Your credit score is one of the single biggest levers in your personal finances. A 30-point difference between "Good" and "Very Good" can mean tens of thousands of dollars over the life of a mortgage. It's not just about qualifying — it's about the rate you qualify at.
Payment history and utilization together make up 65% of your score. These are also the two factors you can improve most quickly.
On a $300,000 30-year mortgage, the difference between Exceptional (800+) and Fair (580-669) credit can be over 1.4% in APR. That translates to over $90,000 in extra interest over 30 years — more than the down payment on many homes. This is why credit score improvement is one of the highest-ROI financial moves available.
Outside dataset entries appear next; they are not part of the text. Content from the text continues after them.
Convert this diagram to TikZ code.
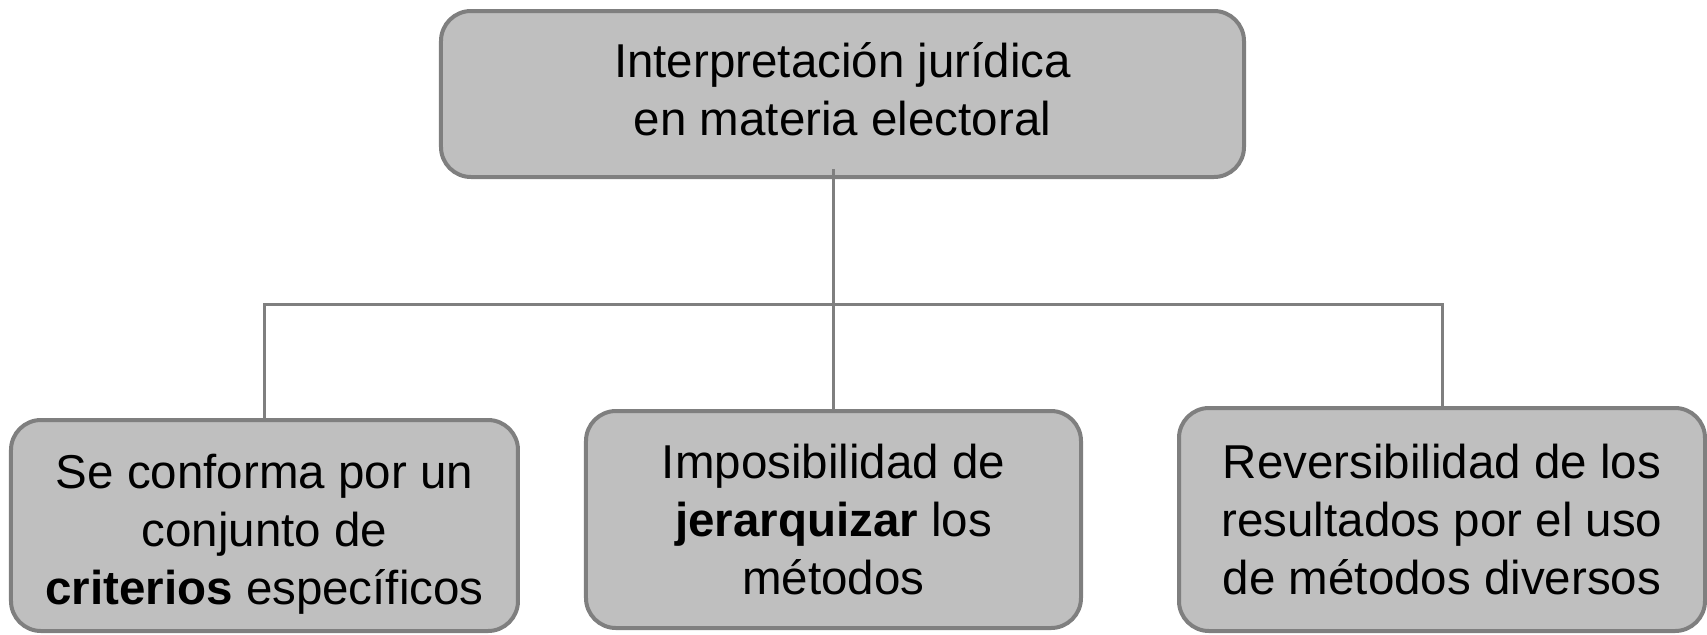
\documentclass[tikz,border=0pt]{standalone}
\usepackage{fontspec}
\setmainfont{Liberation Sans}
\usepackage{tikz}
\definecolor{boxfill}{HTML}{BFBFBF}
\definecolor{boxline}{HTML}{7F7F7F}
\tikzset{
  box/.style={rectangle, rounded corners=15pt, draw=boxline, fill=boxfill,
    line width=2pt, align=center, inner sep=0pt,
    font=\fontsize{23.75}{29}\selectfont},
  link/.style={draw=boxline, line width=1.5pt}
}
\begin{document}
\begin{tikzpicture}[node distance=210pt]
      \useasboundingbox (-421.25pt,47pt) rectangle (432.25pt,-270pt);
      \node[box,minimum width=401.5pt,minimum height=83pt] (1) {Interpretación jurídica\\en materia electoral\rule[-5.4pt]{0pt}{0pt}};
      \node[box,below of=1,xshift=-289pt,yshift=-5.75pt,minimum width=253.5pt,minimum height=105.5pt] (2) {\rule{0pt}{26pt}Se conforma por un\\conjunto de\\\textbf{criterios} específicos};
      \node[box,below of=1,xshift=-4.5pt,yshift=-2.75pt,minimum width=247.5pt,minimum height=108.5pt] (3) {Imposibilidad de\\\textbf{jerarquizar} los\\métodos};
      \node[box,below of=1,xshift=299.75pt,yshift=-2.75pt,minimum width=263pt,minimum height=111.5pt] (4) {Reversibilidad de los\\resultados por el uso\\de métodos diversos};

      \draw[link] (3.north) -- ([yshift=5pt]3.north |- 1.south);
      \draw[link] (2.north) -- ++(0,57pt) -| (4.north);
    \end{tikzpicture}
\end{document}
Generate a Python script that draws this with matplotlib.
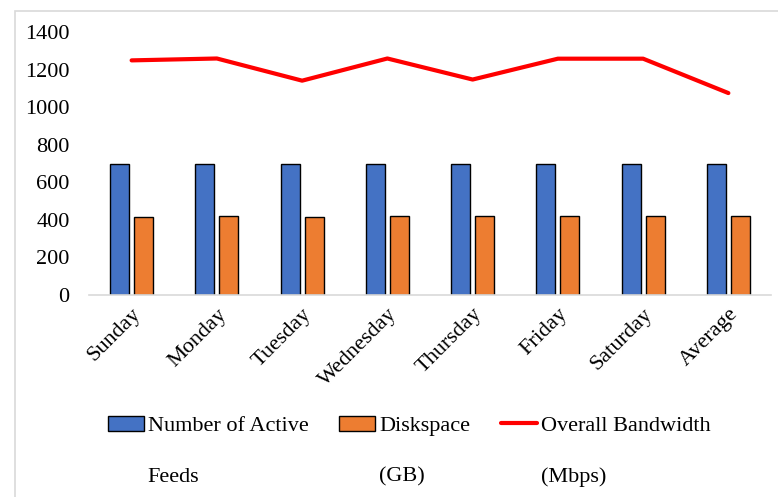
import numpy as np
import matplotlib
matplotlib.use("Agg")
import matplotlib.pyplot as plt
from matplotlib.patches import Rectangle

plt.rcParams.update({
    "font.family": "Liberation Serif",
    "font.size": 16,
})

days = ["Sunday", "Monday", "Tuesday", "Wednesday", "Thursday", "Friday", "Saturday", "Average"]
active_feeds = [695, 700, 698, 700, 700, 700, 700, 700]
diskspace_gb = [416, 418, 416, 418, 418, 418, 418, 418]
bandwidth_mbps = [1249, 1259, 1141, 1259, 1147, 1258, 1258, 1075]

legend_first = ["Number of Active", "Diskspace", "Overall Bandwidth"]
legend_second = ["Feeds", "(GB)", "(Mbps)"]

fig = plt.figure(figsize=(7.78, 4.97), dpi=100)
ax = fig.add_axes([0.1144, 0.4064, 0.8766, 0.5292])

# light grey chart border (runs off the right/bottom like the source)
fig.patches.append(Rectangle((15 / 778, -0.1), 1.2, 1 - 11 / 497 + 0.1,
                             transform=fig.transFigure, fill=False,
                             edgecolor="#d9d9d9", linewidth=1.2))

x = np.arange(len(days))
w = 0.223
b1 = ax.bar(x - 0.141, active_feeds, w, color="#4472C4", edgecolor="black", linewidth=1,
            zorder=2)
b2 = ax.bar(x + 0.141, diskspace_gb, w, color="#ED7D31", edgecolor="black", linewidth=1,
            zorder=2)
ln, = ax.plot(x, bandwidth_mbps, color="#FF0000", linewidth=3,
              solid_capstyle="round", zorder=3)

ax.set_xlim(-0.5, len(days) - 0.5)
ax.set_ylim(0, 1400)
ax.set_yticks(range(0, 1401, 200))
ax.set_xticks(x)
ax.set_xticklabels(days, rotation=45, ha="right", rotation_mode="anchor")
ax.tick_params(axis="both", length=0)
ax.tick_params(axis="y", pad=14)
ax.tick_params(axis="x", pad=7)
for side in ["top", "right", "left"]:
    ax.spines[side].set_visible(False)
ax.spines["bottom"].set_color("#d9d9d9")
ax.spines["bottom"].set_linewidth(1.2)

leg = fig.legend([b1, b2, ln], legend_first,
                 loc="center left", bbox_to_anchor=(108 / 778, 1 - 426 / 497),
                 ncol=3, frameon=False, borderaxespad=0, borderpad=0,
                 handlelength=1.6, handletextpad=0.18, columnspacing=1.4)

fig.canvas.draw()
inv = fig.transFigure.inverted()
for txt, second in zip(leg.get_texts(), legend_second):
    bb = txt.get_window_extent()
    x0 = inv.transform((bb.x0, bb.y0))[0]
    fig.text(x0, 1 - 477 / 497, second, ha="left", va="center", fontsize=16)

fig.savefig("out.png", dpi=100)
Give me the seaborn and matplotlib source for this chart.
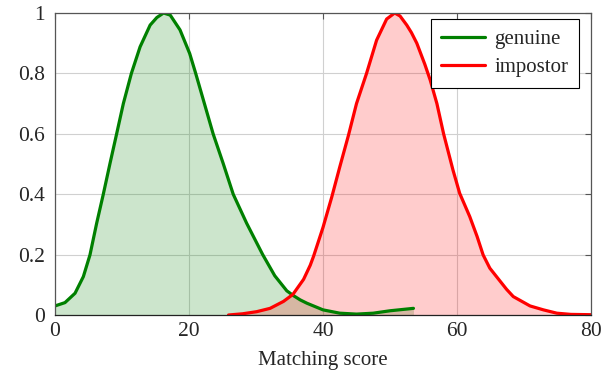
import numpy as np
import pandas as pd
import matplotlib
matplotlib.use("Agg")
import matplotlib.pyplot as plt
import seaborn as sns

# genuine score distribution (normalised)
gen_x = [0, 1.49, 2.99, 4.23, 5.22, 6.22, 7.21, 8.21, 9.2, 10.2, 11.4, 12.7, 14.2, 15.2, 16.2,
         17.2, 18.66, 20.1, 21.0, 22.3, 23.6, 25.1, 26.6, 28.6, 31.0, 32.8, 34.6, 35.6, 36.6,
         37.6, 40.0, 42.5, 45.0, 47.5, 50.0, 53.5]
gen_y = [0.030, 0.041, 0.072, 0.127, 0.199, 0.304, 0.40, 0.502, 0.60, 0.70, 0.80, 0.888, 0.96,
         0.985, 1.0, 0.993, 0.944, 0.866, 0.80, 0.70, 0.60, 0.502, 0.40, 0.304, 0.20, 0.13,
         0.08, 0.064, 0.05, 0.039, 0.017, 0.006, 0.003, 0.006, 0.014, 0.022]

# impostor score distribution (normalised)
imp_x = [25.9, 28.0, 30.1, 32.1, 34.1, 35.5, 37.1, 38.1, 38.6, 40.0, 41.3, 42.5, 43.8, 45.0,
         46.5, 48.0, 49.5, 50.7, 51.5, 52.5, 53.2, 54.0, 55.2, 56.0, 57.0, 58.0, 59.4, 60.4,
         61.9, 63.0, 63.9, 64.9, 66.4, 67.4, 68.4, 70.9, 72.9, 74.9, 77.0, 80.0]
imp_y = [0.0, 0.004, 0.011, 0.022, 0.045, 0.068, 0.118, 0.165, 0.195, 0.29, 0.39, 0.49, 0.595,
         0.70, 0.80, 0.91, 0.98, 1.0, 0.99, 0.96, 0.935, 0.90, 0.83, 0.778, 0.70, 0.60, 0.48,
         0.403, 0.326, 0.26, 0.199, 0.155, 0.113, 0.085, 0.061, 0.03, 0.017, 0.006, 0.002, 0.001]

x_ticks = [0, 20, 40, 60, 80]
y_ticks = [0, 0.2, 0.4, 0.6, 0.8, 1]
y_tick_labels = ["0", "0.2", "0.4", "0.6", "0.8", "1"]

sns.set_style("white")
plt.rcParams["font.family"] = ["Liberation Serif", "DejaVu Serif"]

fig = plt.figure(figsize=(6.08, 3.78), dpi=100)
ax = fig.add_axes([55 / 608, (378 - 315) / 378, (591 - 55) / 608, (315 - 13) / 378])

df_g = pd.DataFrame({"x": gen_x, "y": gen_y})
df_i = pd.DataFrame({"x": imp_x, "y": imp_y})

ax.fill_between(df_g["x"], df_g["y"], color=(0, 0.5, 0), alpha=0.2, lw=0, zorder=1)
ax.fill_between(df_i["x"], df_i["y"], color=(1, 0, 0), alpha=0.2, lw=0, zorder=1)
sns.lineplot(data=df_g, x="x", y="y", ax=ax, color=(0, 0.5, 0), lw=2.3, label="genuine",
             zorder=3, sort=False)
sns.lineplot(data=df_i, x="x", y="y", ax=ax, color=(1, 0, 0), lw=2.3, label="impostor",
             zorder=3, sort=False)

ax.set_xlim(0, 80)
ax.set_ylim(0, 1)
ax.set_xticks(x_ticks)
ax.set_xticklabels([str(t) for t in x_ticks])
ax.set_yticks(y_ticks)
ax.set_yticklabels(y_tick_labels)
ax.set_xlabel("Matching score", fontsize=15, labelpad=7)
ax.set_ylabel("")
ax.set_axisbelow(True)
ax.grid(True, color="#d0d0d0", lw=0.8)
ax.tick_params(direction="in", length=4, width=0.8, color="#555555", labelsize=15.5,
               top=True, right=True)
ax.tick_params(axis="y", pad=7)
ax.tick_params(axis="x", pad=5)
for name, s in ax.spines.items():
    s.set_color("#555555" if name != "bottom" else "#222222")
    s.set_linewidth(0.9)
    s.set_zorder(4)

leg = ax.legend(loc="upper right", bbox_to_anchor=((579 - 55) / 536, (315 - 19.3) / 302),
                fontsize=15, frameon=True, fancybox=False,
                edgecolor="black", framealpha=1, borderaxespad=0, handlelength=2.1,
                borderpad=0.5, labelspacing=0.4, handletextpad=0.45)
leg.get_frame().set_linewidth(0.8)

fig.savefig("out.png", dpi=100)
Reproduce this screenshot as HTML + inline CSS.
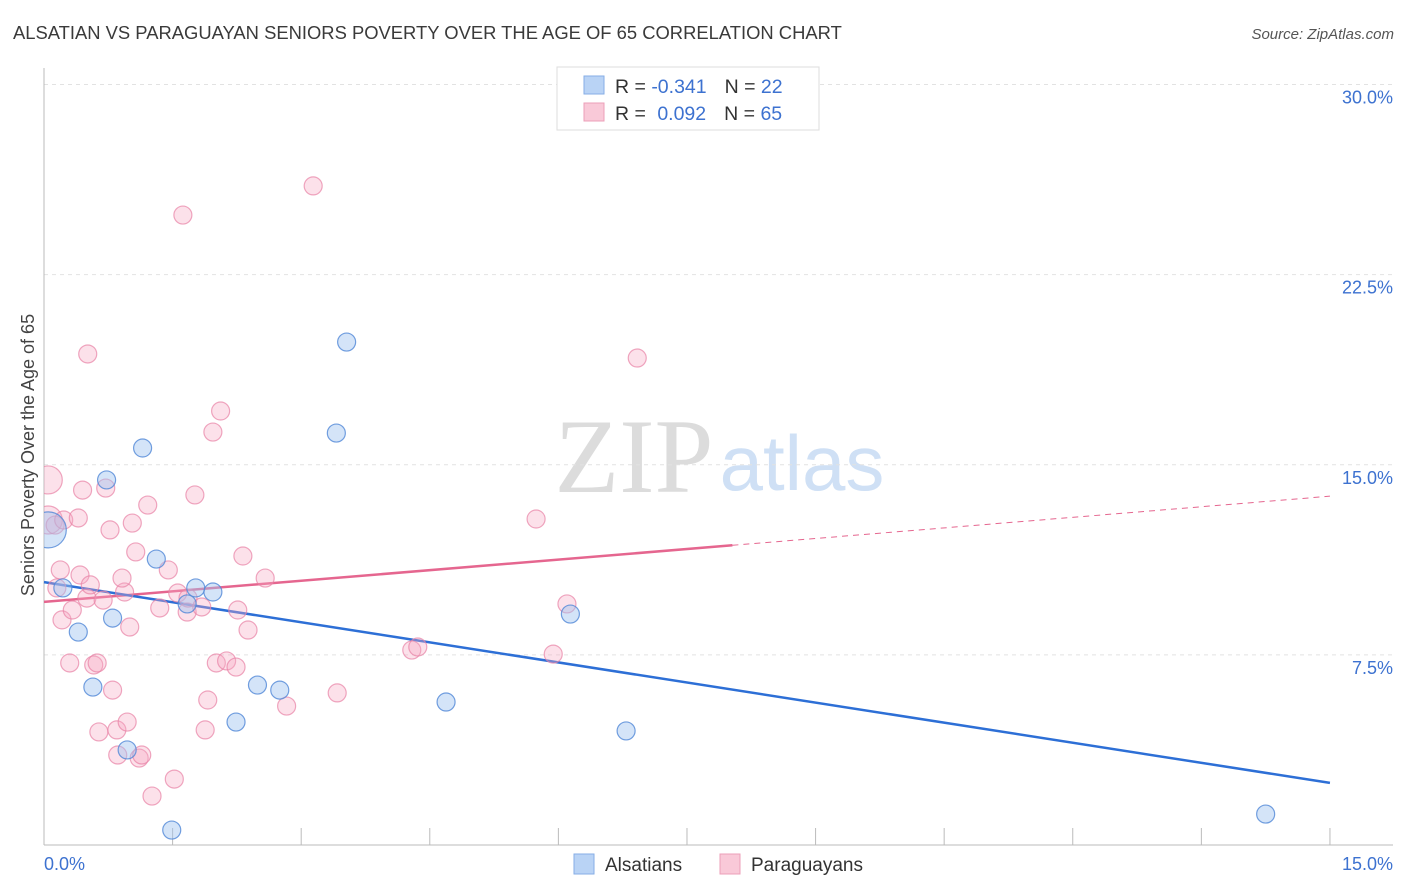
<!DOCTYPE html>
<html><head><meta charset="utf-8"><style>
body{margin:0;background:#fff;font-family:"Liberation Sans",sans-serif}
</style></head><body>
<svg id="chart" width="1406" height="892" xmlns="http://www.w3.org/2000/svg" style="display:block">
<defs><clipPath id="plotclip"><rect x="44" y="60" width="1360" height="785"/></clipPath></defs>
<text x="13" y="39" font-size="18.4" fill="#3a3a3a" font-family="Liberation Sans, sans-serif">ALSATIAN VS PARAGUAYAN SENIORS POVERTY OVER THE AGE OF 65 CORRELATION CHART</text>
<text x="1394" y="39" font-size="15" fill="#555" font-style="italic" text-anchor="end">Source: ZipAtlas.com</text>
<g>
<text x="634" y="492" font-size="106" fill="#dcdcdc" font-family="Liberation Serif, serif" text-anchor="middle">ZIP</text>
<text x="802" y="490" font-size="78" fill="#cfe0f5" text-anchor="middle">atlas</text>
</g>
<g id="grid"></g><g id="axes"></g><g id="trends"></g><g id="points" clip-path="url(#plotclip)"></g>
<text transform="translate(34,455) rotate(-90)" font-size="18" fill="#444" text-anchor="middle">Seniors Poverty Over the Age of 65</text>
<g>
<rect x="557" y="67" width="262" height="63" fill="#fff" stroke="#ddd"/>
<rect x="584" y="76" width="20" height="18" fill="#b9d3f5" stroke="#86aee6"/>
<rect x="584" y="103" width="20" height="18" fill="#f9c9d8" stroke="#ec9fb8"/>
<text x="615" y="93" font-size="19.5" fill="#333">R = <tspan fill="#3d72d0">-0.341</tspan><tspan dx="18">N = </tspan><tspan fill="#3d72d0">22</tspan></text>
<text x="615" y="120" font-size="19.5" fill="#333">R = <tspan fill="#3d72d0" dx="6">0.092</tspan><tspan dx="18">N = </tspan><tspan fill="#3d72d0">65</tspan></text>
</g>
<g>
<rect x="574" y="854" width="20" height="20" fill="#b9d3f5" stroke="#86aee6"/>
<text x="605" y="871" font-size="19" fill="#333">Alsatians</text>
<rect x="720" y="854" width="20" height="20" fill="#f9c9d8" stroke="#ec9fb8"/>
<text x="751" y="871" font-size="19" fill="#333">Paraguayans</text>
</g>
</svg>
<script>
const yTicks=[7.5,15,22.5,30];
const yTickLabels=["7.5%","15.0%","22.5%","30.0%"];
const xTickLabels=["0.0%","15.0%"];
const blueX=[0.05,0.22,0.40,0.57,0.73,0.80,0.97,1.15,1.31,1.49,1.67,1.77,1.97,2.24,2.49,2.75,3.41,3.53,4.69,6.14,6.79,14.25];
const blueY=[12.43,10.14,8.40,6.23,14.40,8.95,3.75,15.66,11.28,0.59,9.51,10.14,9.98,4.85,6.31,6.11,16.25,19.84,5.64,9.11,4.50,1.22];
const pinkX=[0.05,0.05,0.13,0.23,0.40,0.19,0.51,0.15,0.21,0.30,0.33,0.42,0.45,0.50,0.54,0.58,0.62,0.64,0.69,0.72,0.77,0.80,0.85,0.86,0.97,1.00,0.94,0.91,1.03,1.07,1.11,1.14,1.21,1.26,1.35,1.45,1.52,1.56,1.62,1.67,1.68,1.76,1.84,1.88,1.91,1.97,2.01,2.06,2.13,2.24,2.26,2.38,2.32,2.58,2.83,3.14,3.42,4.29,4.36,5.74,5.94,6.10,6.92];
const pinkY=[14.40,12.82,12.62,12.82,12.90,10.85,19.37,10.14,8.88,7.18,9.27,10.65,14.00,9.74,10.26,7.10,7.18,4.46,9.66,14.08,12.43,6.11,4.54,3.55,4.85,8.60,9.98,10.53,12.70,11.56,3.43,3.55,13.41,1.93,9.35,10.85,2.60,9.94,24.85,9.19,9.74,13.81,9.39,4.54,5.72,16.29,7.18,17.12,7.26,7.02,9.27,8.48,11.40,10.53,5.48,26.00,6.00,7.69,7.81,12.86,7.53,9.51,19.21];
const blueTrend=[10.37,2.45];
const pinkTrend=[9.59,13.76];
const pinkSolidEnd=8.03;
const NS="http://www.w3.org/2000/svg";
const xs=v=>44+v*85.73, ys=v=>845-v*25.35;
function mk(t,a,p){const e=document.createElementNS(NS,t);for(const k in a)e.setAttribute(k,a[k]);document.getElementById(p).appendChild(e);return e;}
yTicks.forEach((t,i)=>{
 const g=mk('line',{x1:44,x2:1393,y1:ys(t),y2:ys(t),stroke:'#e2e2e2','stroke-dasharray':'4,4'},'grid');
 
 
 const l=mk('text',{x:1393,y:ys(t)+19,'font-size':18,fill:'#3d72d0','text-anchor':'end'},'grid');
 l.textContent=yTickLabels[i];
 
 
});
let ax=mk('line',{x1:44,x2:44,y1:68,y2:845,stroke:'#bbb'},'axes');


ax=mk('line',{x1:44,x2:1393,y1:845,y2:845,stroke:'#bbb'},'axes');


for(let i=1;i<=10;i++){const t=mk('line',{x1:xs(i*1.5),x2:xs(i*1.5),y1:828,y2:845,stroke:'#bbb'},'axes');
 
 }
[[0,'start',44],[1,'end',1393]].forEach(([i,a,x])=>{const t=mk('text',{x:x,y:870,'font-size':18,fill:'#3d72d0','text-anchor':a},'axes');t.textContent=xTickLabels[i];
 
 });
function pt(x,y,r,f,s){const c=mk('circle',{cx:xs(x),cy:ys(y),r:r,fill:f,stroke:s,'stroke-width':1.2},'points');return c;}
pinkX.forEach((x,i)=>{const c=pt(x,pinkY[i],i<2?14:9,'rgba(246,170,196,0.35)','rgba(232,130,165,0.7)');
 
 });
blueX.forEach((x,i)=>{const c=pt(x,blueY[i],i==0?18:9,'rgba(160,195,240,0.45)','rgba(80,135,215,0.8)');
 
 });
const pAt=x=>pinkTrend[0]+(pinkTrend[1]-pinkTrend[0])*x/15;
let tl=mk('line',{x1:xs(0),y1:ys(pinkTrend[0]),x2:xs(pinkSolidEnd),y2:ys(pAt(pinkSolidEnd)),stroke:'#e5668f','stroke-width':2.5},'trends');


tl=mk('line',{x1:xs(pinkSolidEnd),y1:ys(pAt(pinkSolidEnd)),x2:xs(15),y2:ys(pinkTrend[1]),stroke:'#e5668f','stroke-width':1,'stroke-dasharray':'6,5'},'trends');


tl=mk('line',{x1:xs(0),y1:ys(blueTrend[0]),x2:xs(15),y2:ys(blueTrend[1]),stroke:'#2d6fd6','stroke-width':2.5},'trends');


</script>
</body></html>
Pay on time, every time — even one missed payment can drop your score 50-100 points. Reduce credit utilization below 30% (ideally below 10%). Don't close old accounts — length of history matters. Limit hard inquiries — applying for multiple loans in a short period triggers hard pulls. Dispute errors — 1 in 5 credit reports contain errors significant enough to affect rates.
Rates shown are approximate 2024 estimates based on publicly available lender data. Your actual rate will depend on lender, loan-to-value ratio, income, debt-to-income ratio, and current market conditions. Use this as a guide for relative comparison, not as a quote.